Lesson Two: Never love any man more than yourself

I admit it: I’m selfish in love now. At one point in our journey, he destroyed my spirit. Once you spend time in a car in middle of winter, with the engine off, yelling into your lap for hours that he will never love you, you know true heartbreak. I whaled until all the words escaped and only sounds were left to be conjured. I never imagined the same boy who’d leave me love letters as voicemails and held me tight as we fell asleep would hurt me so deeply. He is a good person, but he didn’t love himself. And whenever I failed to make him happy I was quickly discarded. I felt worthless. I broke all my rules for him and nothing changed. Being selfless broke a part of myself that took years of hard-work to reconstruct and I refuse to regress.

“I am my first priority.” It’s such a simple, and freeing mantra to claim. If I am not well, everything around me suffers. If I am not well, I cannot make anyone else’s circumstances better. I need to be the best me because the world deserved the best me in it. I need to be the best me because I deserve to experience that Sydney everyday. This doesn’t mean that I will never love again because I have. What is does mean, however, is that no man should be able to take away my joy and, hopefully, no man ever will.
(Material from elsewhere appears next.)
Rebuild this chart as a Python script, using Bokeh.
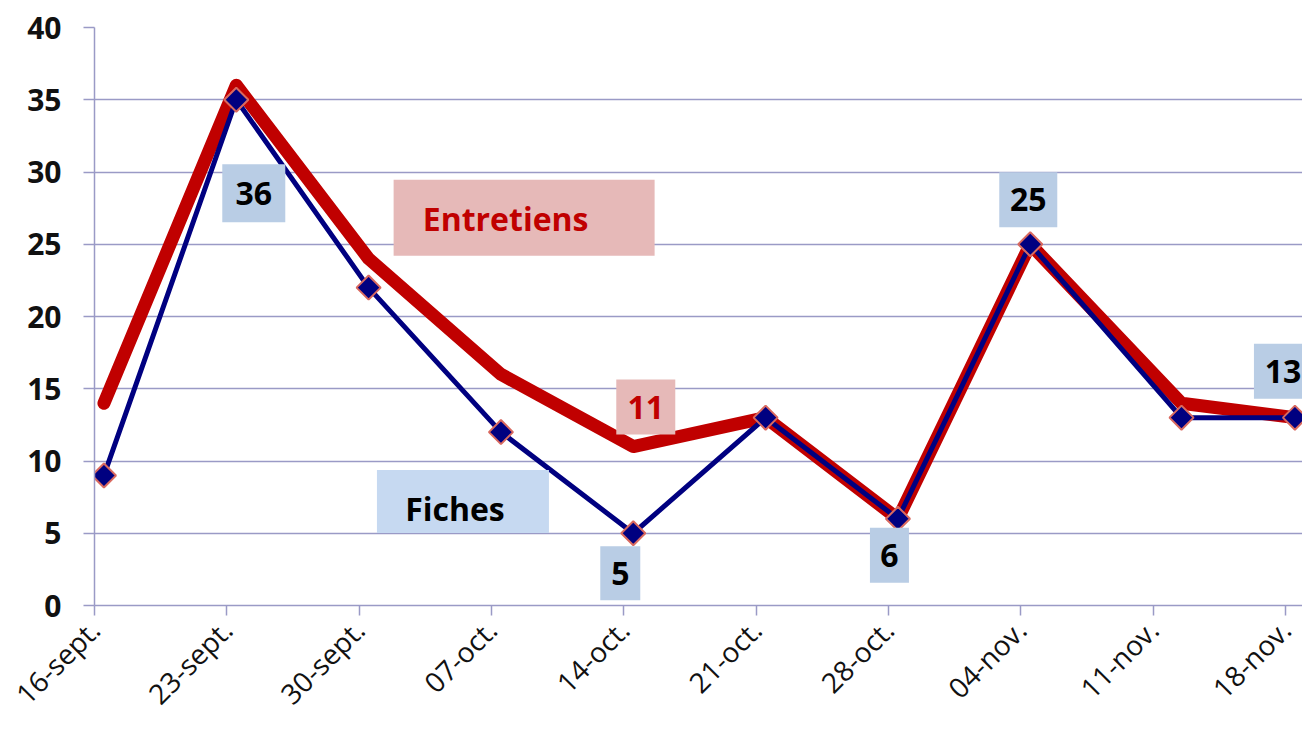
import numpy as np
import pandas as pd
from bokeh.plotting import figure
from bokeh.models import Range1d, FixedTicker
from bokeh.core.properties import value
from bokeh.embed import file_html
from bokeh.resources import INLINE

# ---------------- data ----------------
dates = ["2013-09-16", "2013-09-23", "2013-09-30", "2013-10-07", "2013-10-14",
         "2013-10-21", "2013-10-28", "2013-11-04", "2013-11-12", "2013-11-18"]
fiches = [9, 35, 22, 12, 5, 13, 6, 25, 13, 13]
entretiens = [14, 36, 24, 16, 11, 13, 6, 25, 14, 13]
tick_days = [0, 7, 14, 21, 28, 35, 42, 49, 56, 63]
tick_labels = ["16-sept.", "23-sept.", "30-sept.", "07-oct.", "14-oct.",
               "21-oct.", "28-oct.", "04-nov.", "11-nov.", "18-nov."]
y_ticks = [0, 5, 10, 15, 20, 25, 30, 35, 40]

# points sit between tick marks (mid-day) on a day-based axis
days = (pd.to_datetime(dates) - pd.Timestamp(dates[0])).days.to_numpy() + 0.5

# ---------------- layout ----------------
W, H = 1302, 728
LEFT, RIGHT, TOP = 94, 0, 27
FH = 578
BOTTOM = H - TOP - FH
FW = W - LEFT - RIGHT
X_END, Y_END = 63.9, 40
PPD = FW / X_END
PPU = FH / Y_END

GRID = "#9A9AC6"
RED = "#C00000"
NAVY = "#000080"
BLUE_BOX = "#B9CDE5"
BLUE_BOX2 = "#C6D9F1"
PINK_BOX = "#E6B9B8"
FONT = "Open Sans"

p = figure(width=W, height=H, x_range=Range1d(0, X_END), y_range=Range1d(0, Y_END),
           output_backend="svg", toolbar_location=None,
           min_border_left=LEFT, min_border_right=RIGHT,
           min_border_top=TOP, min_border_bottom=BOTTOM)
p.outline_line_color = None
p.background_fill_color = "white"
p.border_fill_color = "white"

p.xgrid.visible = False
p.ygrid.grid_line_color = GRID
p.ygrid.grid_line_width = 1.5

p.yaxis.ticker = FixedTicker(ticks=y_ticks)
p.xaxis.ticker = FixedTicker(ticks=tick_days)
p.xaxis.major_label_overrides = {d: lab for d, lab in zip(tick_days, tick_labels)}
p.xaxis.major_label_orientation = np.pi / 4

for ax in (p.xaxis[0], p.yaxis[0]):
    ax.axis_line_color = GRID
    ax.axis_line_width = 1.5
    ax.major_tick_line_color = GRID
    ax.major_tick_line_width = 1.5
    ax.minor_tick_line_color = None
    ax.major_tick_in = 0
    ax.major_label_text_font = FONT
    ax.major_label_text_color = "#111111"

p.yaxis.major_tick_out = 11
p.yaxis.major_label_text_font_size = "30px"
p.yaxis.major_label_text_font_style = "bold"
p.yaxis.major_label_standoff = 22
p.xaxis.major_tick_out = 10
p.xaxis.major_label_text_font_size = "28px"
p.xaxis.major_label_standoff = 9

# ---------------- series ----------------
p.line(days, entretiens, line_color=RED, line_width=13, line_join="round", line_cap="round")
p.line(days, fiches, line_color=NAVY, line_width=5, line_join="round")
p.scatter(days, fiches, marker="square", angle=np.pi / 4, size=17,
          fill_color=NAVY, line_color="#D9695F", line_width=2)

# ---------------- labels (pixel offsets from their data point) ----------------
def place(xv, yv, dx, dy):
    return xv + dx / PPD, yv - dy / PPU

labels = [
    # text, series, index, box offset, box size, text offset, box color, text color
    ("36", entretiens, 1, (17.5, 108), (63, 58), (17.5, 108), BLUE_BOX, "black"),
    ("11", entretiens, 4, (12.5, -39.5), (59, 55), (12.5, -39.5), PINK_BOX, RED),
    ("5", fiches, 4, (-13, 40), (40, 54), (-13, 40), BLUE_BOX, "black"),
    ("6", fiches, 6, (-8.5, 36.5), (39, 55), (-8.5, 36.5), BLUE_BOX, "black"),
    ("25", fiches, 7, (-2, -44.5), (58, 55), (-2, -44.5), BLUE_BOX, "black"),
    ("13", fiches, 9, (-12, -46.5), (58, 55), (-12, -46.5), BLUE_BOX, "black"),
    ("Entretiens", entretiens, 2, (155.5, -41), (261, 76), (137, -40), PINK_BOX, RED),
    ("Fiches", fiches, 3, (-38, 69.5), (172, 63), (-46, 76), BLUE_BOX2, "black"),
]

for txt, series, i, boff, bsize, toff, bcol, tcol in labels:
    bx, by = place(days[i], series[i], *boff)
    p.rect(x=[bx], y=[by], width=bsize[0], height=bsize[1],
           width_units="screen", height_units="screen",
           fill_color=bcol, line_color=None)
    tx, ty = place(days[i], series[i], *toff)
    p.text(x=[tx], y=[ty], text=[txt], text_font=value(FONT), text_font_size="32px",
           text_font_style="bold", text_color=tcol, text_align="center",
           text_baseline="alphabetic")

open("out.html", "w").write(file_html(p, INLINE))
Lesson Three: Get pass your insecurities to get what you want

One thing that always plagued me about our relationship looking back is that the majority of our problems manifested from his insatiable need for closeness. It’s how I know, despite my fantasies — then and even in the recent past — that it may never work between us long term. I love my freedom and flexibility too much, and I’d fear he want to cage me in. Our love was always restricted or long distance. In the weeks where I was gone he’d find comfort in other women, while I’d find solace in developing self-reliance. I’m in only child; being alone is just a part of life for me. But he was thrown into his loneliness around the time I came along and, well, never really escaped his pit of despair.

There’s a quote attributed to author and VlogBrother John Green that I refer back to when I reflect on his loneliness and subsequent depression. “The worst part of being truly alone is you think about all the times you wished that everyone would just leave you be. Then they do, and you are left being, and you turn out to be terrible company.” His insecurities fed off mine. I needed affirmation and somebody to please. He needed adoration and unlimited attention. Two kids who just wanted to love and be in love, lacking the time and maturity to do so: a common tragedy. If only we were older and selfless then, but we’ll never know.

This relationship set the tone for how I’ve navigated every man I’ve loved since. I’m upfront with my desires. I casually discuss emotions and boundaries: my need for affection and affirmation — to feel loved deeply and intensely — to know that there is no one else but me and him, to have excitement and never lose our selves in each other or in the relationship, honesty, truth, and a sense of being at home with one other. I’ve never received all of these needs from any man but, at one point in time, he got close. Maybe that’s why it was hard letting him go.

I always call him stranger. Whenever we meet, so much time has passed. We’ve both grown and changed, for better and worst. I never quite know how to get him to let down his guard and often turn back into the fifteen year old girl, just craving for him to like me if but for a moment. I’m afraid of why he’s come back into my orbit after all these years and what purpose this will serve in the grand scheme of it all. It’s an intensive energy, attractive and familiar like fire. He’s my enigma, but I’ve learned my lessons. And now I able to quell any sparks that fly rather than be engulfed in the heat of this burning flame. Come what may.